110 anos de uma das maiores escritoras brasileiras que continua a ensinar diariamente a não desistir de lutar por um mundo mais justo para as escritoras negras.
Escrito por Hellen Silva
Revisado e publicado por Helen Silva e Maria V. Gonçalves
Um mergulho onírico na mente da catadora de papel que transformou a sua realidade através da literatura:
Sonhei
Sonhei que estava morta
Vi um corpo no caixão
Em vez de flores eram livros
Que estavam nas minhas mãos
Sonhei que estava estendida
No cimo de uma mesa
Vi o meu corpo sem vida
Entre quatro velas acesas
Ao lado o padre rezava
Comoveu-me a sua oração
Ao bom Deus ele implorava
Para dar-me a salvação
Suplicava ao Pai Eterno
Para amenizar o meu sofrimento
Não me enviar para o inferno
Que deve ser um tormento
Ele deu-me a extrema-unção
Quanta ternura notei
Quando foi fechar o caixão
Eu sorri… e despertei.
(In: Antologia pessoal, p. 174)
Em seus sonhos, Carolina Maria de Jesus via livros florescerem. Como se pudesse ter ouvido Racionais MC’s cantar os versos de Vida Loka – parte 1: “onde estiver, seja lá como for/ tenha fé, porque até no lixão nasce flor”, a mineira insistia em ser escritora. Ou como se Racionais tivesse se inspirado na escritora para escrever tais versos, eles hoje ecoam inspirando gerações. Na verdade, talvez seja porque Carolinas estão hoje espalhadas pelo país. Por isso não é de se espantar que os versos possam lembrar a desigualdade vivida pela população negra na sociedade brasileira.
Contudo, as metáforas poéticas presentes nos versos de “Sonhei” de Carolina e de Racionais MC’s em Vida Loka – parte 1, traduzem a força transformadora que a comunidade negra possui para enfrentar as adversidades provocadas pelo racismo e realizar sonhos ancestrais.

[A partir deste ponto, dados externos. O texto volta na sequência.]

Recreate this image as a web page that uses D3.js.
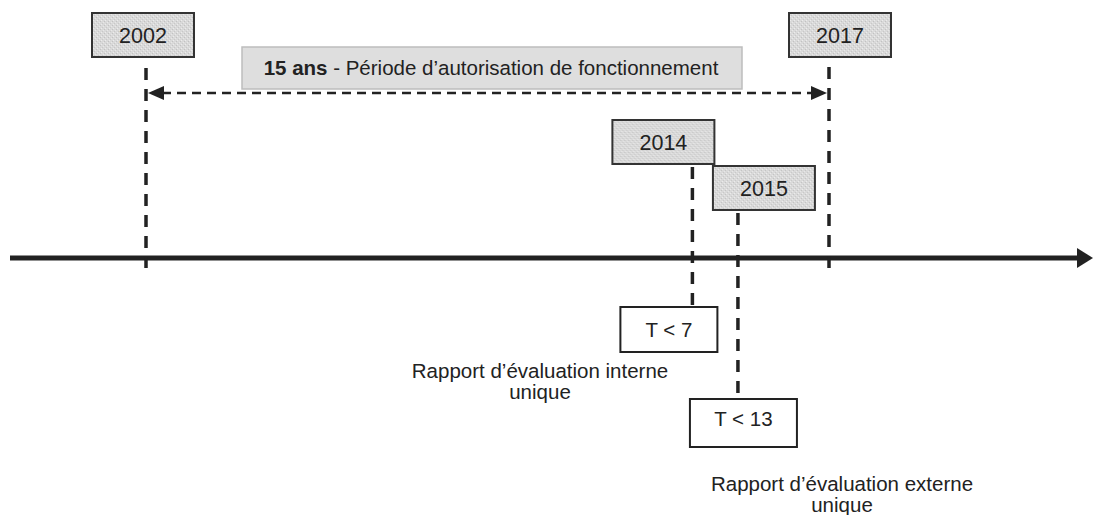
<!DOCTYPE html>
<html>
<head>
<meta charset="utf-8">
<script src="https://cdn.jsdelivr.net/npm/d3@7"></script>
<style>
  body { margin: 0; background: #fff; }
  text { font-family: "Liberation Sans", Arial, sans-serif; fill: #222; }
</style>
</head>
<body>
<svg id="timeline" width="1094" height="515"></svg>
<script>
// data
var years = [2002, 2014, 2015, 2017];
var yearLabels = ["2002", "2014", "2015", "2017"];
var periodYears = [2002, 2017];
var periodBold = "15 ans";
var periodText = " - Période d\u2019autorisation de fonctionnement";
var deadlineYears = [2014, 2015];
var deadlineLabels = ["T < 7", "T < 13"];
var reportLines = [
  ["Rapport d\u2019évaluation interne", "unique"],
  ["Rapport d\u2019évaluation externe", "unique"]
];

// layout (per year label box: horizontal shift from the tick, top of box)
var boxLayout = [
  { dx: -54, top: 13 },
  { dx: -80, top: 120 },
  { dx: -25, top: 166 },
  { dx: -40, top: 13 }
];
var lineLayout = [
  { y1: 68, y2: 268 },
  { y1: 167, y2: 307 },
  { y1: 213, y2: 393 },
  { y1: 67, y2: 270 }
];
var deadlineLayout = [
  { dx: -72, top: 307, w: 97, h: 45, ty: 337 },
  { dx: -48, top: 399, w: 107, h: 48, ty: 426 }
];
var reportLayout = [
  { cx: 540, y: 378 },
  { cx: 842, y: 491 }
];

var svg = d3.select("#timeline");
var axisY = 258;
var x = d3.scaleLinear().domain([2002, 2017]).range([146, 829]);

// stipple texture for the year boxes
var defs = svg.append("defs");
var pat = defs.append("pattern")
  .attr("id", "stipple")
  .attr("width", 4).attr("height", 4)
  .attr("patternUnits", "userSpaceOnUse");
pat.append("rect").attr("width", 4).attr("height", 4).attr("fill", "#d9d9d9");
pat.append("rect").attr("x", 0).attr("y", 0).attr("width", 1).attr("height", 1).attr("fill", "#c2c2c2");
pat.append("rect").attr("x", 2).attr("y", 2).attr("width", 1).attr("height", 1).attr("fill", "#c8c8c8");
pat.append("rect").attr("x", 1).attr("y", 3).attr("width", 1).attr("height", 1).attr("fill", "#ececec");
pat.append("rect").attr("x", 3).attr("y", 1).attr("width", 1).attr("height", 1).attr("fill", "#e8e8e8");

// main time axis
svg.append("line")
  .attr("x1", 10).attr("x2", 1078)
  .attr("y1", axisY).attr("y2", axisY)
  .attr("stroke", "#222").attr("stroke-width", 5);
svg.append("path")
  .attr("d", "M1077," + (axisY - 10) + "L1093," + axisY + "L1077," + (axisY + 10) + "Z")
  .attr("fill", "#222");

// dashed year ticks
svg.selectAll(".tick-line")
  .data(years)
  .enter()
  .append("line")
  .attr("class", "tick-line")
  .attr("x1", function (d) { return x(d); })
  .attr("x2", function (d) { return x(d); })
  .attr("y1", function (d, i) { return lineLayout[i].y1; })
  .attr("y2", function (d, i) { return lineLayout[i].y2; })
  .attr("stroke", "#222")
  .attr("stroke-width", 3.5)
  .attr("stroke-dasharray", "12,9");

// year boxes
var yb = svg.selectAll(".year-box")
  .data(years)
  .enter()
  .append("g")
  .attr("class", "year-box")
  .attr("transform", function (d, i) {
    return "translate(" + (x(d) + boxLayout[i].dx) + "," + boxLayout[i].top + ")";
  });
yb.append("rect")
  .attr("width", 102).attr("height", 44)
  .attr("fill", "url(#stipple)")
  .attr("stroke", "#333").attr("stroke-width", 2);
yb.append("text")
  .attr("x", 51).attr("y", 30)
  .attr("text-anchor", "middle")
  .attr("font-size", 21.5)
  .text(function (d, i) { return yearLabels[i]; });

// period box
var pg = svg.append("g");
pg.append("rect")
  .attr("x", 242).attr("y", 47)
  .attr("width", 500).attr("height", 42)
  .attr("fill", "#dedede")
  .attr("stroke", "#bdbdbd").attr("stroke-width", 1.5);
var pt = pg.append("text")
  .attr("x", 491).attr("y", 75)
  .attr("text-anchor", "middle")
  .attr("font-size", 20.5);
pt.append("tspan").attr("font-weight", "bold").text(periodBold);
pt.append("tspan").text(periodText);

// dashed double arrow for the period
var ay = 93;
var px0 = x(periodYears[0]) + 2, px1 = x(periodYears[1]) - 2;
svg.append("line")
  .attr("x1", px0 + 14).attr("x2", px1 - 14)
  .attr("y1", ay).attr("y2", ay)
  .attr("stroke", "#222").attr("stroke-width", 2.5)
  .attr("stroke-dasharray", "9,6");
svg.append("path")
  .attr("d", "M" + px0 + "," + ay + "L" + (px0 + 16) + "," + (ay - 7) + "L" + (px0 + 16) + "," + (ay + 7) + "Z")
  .attr("fill", "#222");
svg.append("path")
  .attr("d", "M" + px1 + "," + ay + "L" + (px1 - 16) + "," + (ay - 7) + "L" + (px1 - 16) + "," + (ay + 7) + "Z")
  .attr("fill", "#222");

// deadline boxes
var dg = svg.selectAll(".deadline")
  .data(deadlineYears)
  .enter()
  .append("g")
  .attr("class", "deadline")
  .attr("transform", function (d, i) {
    return "translate(" + (x(d) + deadlineLayout[i].dx) + "," + deadlineLayout[i].top + ")";
  });
dg.append("rect")
  .attr("width", function (d, i) { return deadlineLayout[i].w; })
  .attr("height", function (d, i) { return deadlineLayout[i].h; })
  .attr("fill", "#fff")
  .attr("stroke", "#222").attr("stroke-width", 2);
dg.append("text")
  .attr("x", function (d, i) { return deadlineLayout[i].w / 2; })
  .attr("y", function (d, i) { return deadlineLayout[i].ty - deadlineLayout[i].top; })
  .attr("text-anchor", "middle")
  .attr("font-size", 20.5)
  .text(function (d, i) { return deadlineLabels[i]; });

// report captions
svg.selectAll(".report")
  .data(reportLines)
  .enter()
  .append("text")
  .attr("class", "report")
  .attr("text-anchor", "middle")
  .attr("font-size", 20.5)
  .attr("transform", function (d, i) {
    return "translate(" + reportLayout[i].cx + "," + reportLayout[i].y + ")";
  })
  .selectAll("tspan")
  .data(function (d) { return d; })
  .enter()
  .append("tspan")
  .attr("x", 0)
  .attr("dy", function (d, i) { return i === 0 ? 0 : 21; })
  .text(function (d) { return d; });
</script>
</body>
</html>
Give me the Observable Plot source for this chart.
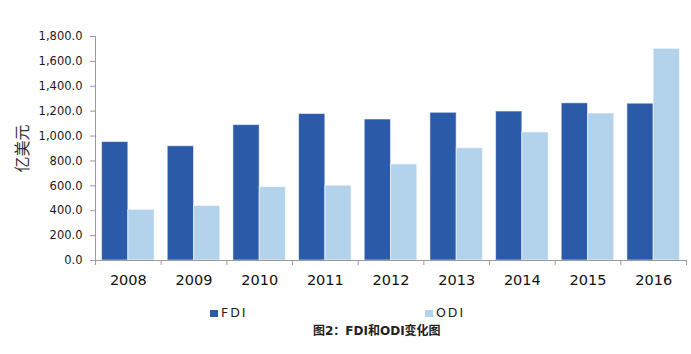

Do “Quarto de Despejo” à imortalidade literária
Nascida em 1914, em Sacramento, Minas Gerais, Carolina migrou para São Paulo em busca de uma vida melhor. Na capital paulista, instalou-se na favela do Canindé, onde viveu em condições precárias, catando papel para sobreviver. Em meio às dificuldades, encontrou na escrita um refúgio, um espaço para expressar seus sentimentos, reflexões e críticas sociais.
Em 1960, o jornalista Audálio Dantas encontrou Carolina e os seus cadernos que vieram a ser publicados no livro “Quarto de Despejo”, um sucesso instantâneo que vendeu mais de 10 milhões de cópias e foi traduzido para diversos idiomas. O livro impulsionou Carolina para a fama, mas também a expôs à crítica de alguns setores da sociedade que se sentiam incomodados com a crueza de suas palavras.
A escritora que semeou sonhos e inspirou gerações
Apesar das críticas, Carolina nunca se intimidou. Continuou escrevendo e publicando outros livros, como a mesma disse: “Falavam que eu tenho sorte, eu disse-lhes que eu tenho audácia.”. A audácia de se afirmar levou Carolina a publicar outras obras, como Casa de Alvenaria (1961), “Pedaços da Fome” (1963), “Provérbios” (1963), além de se envolver em outras atividades artísticas, como a música:
Todas as composições são suas, acompanhadas do Maestro Francisco Moraes nos arranjos e a direção artística de Júlio Nagib.
Carolina Maria de Jesus faleceu em 1977, aos 62 anos. Deixou um legado literário e social inestimável, inspirando gerações de escritoras e ativistas. Seus sonhos floridos de livros continuam a brotar, semeando esperança e transformando vidas através da força da palavra. Sua obra, marcada pela simplicidade e autenticidade, tornou-se um marco na literatura brasileira, abrindo caminho para que outras vozes marginalizadas não sejam silenciadas, na vida ou na morte.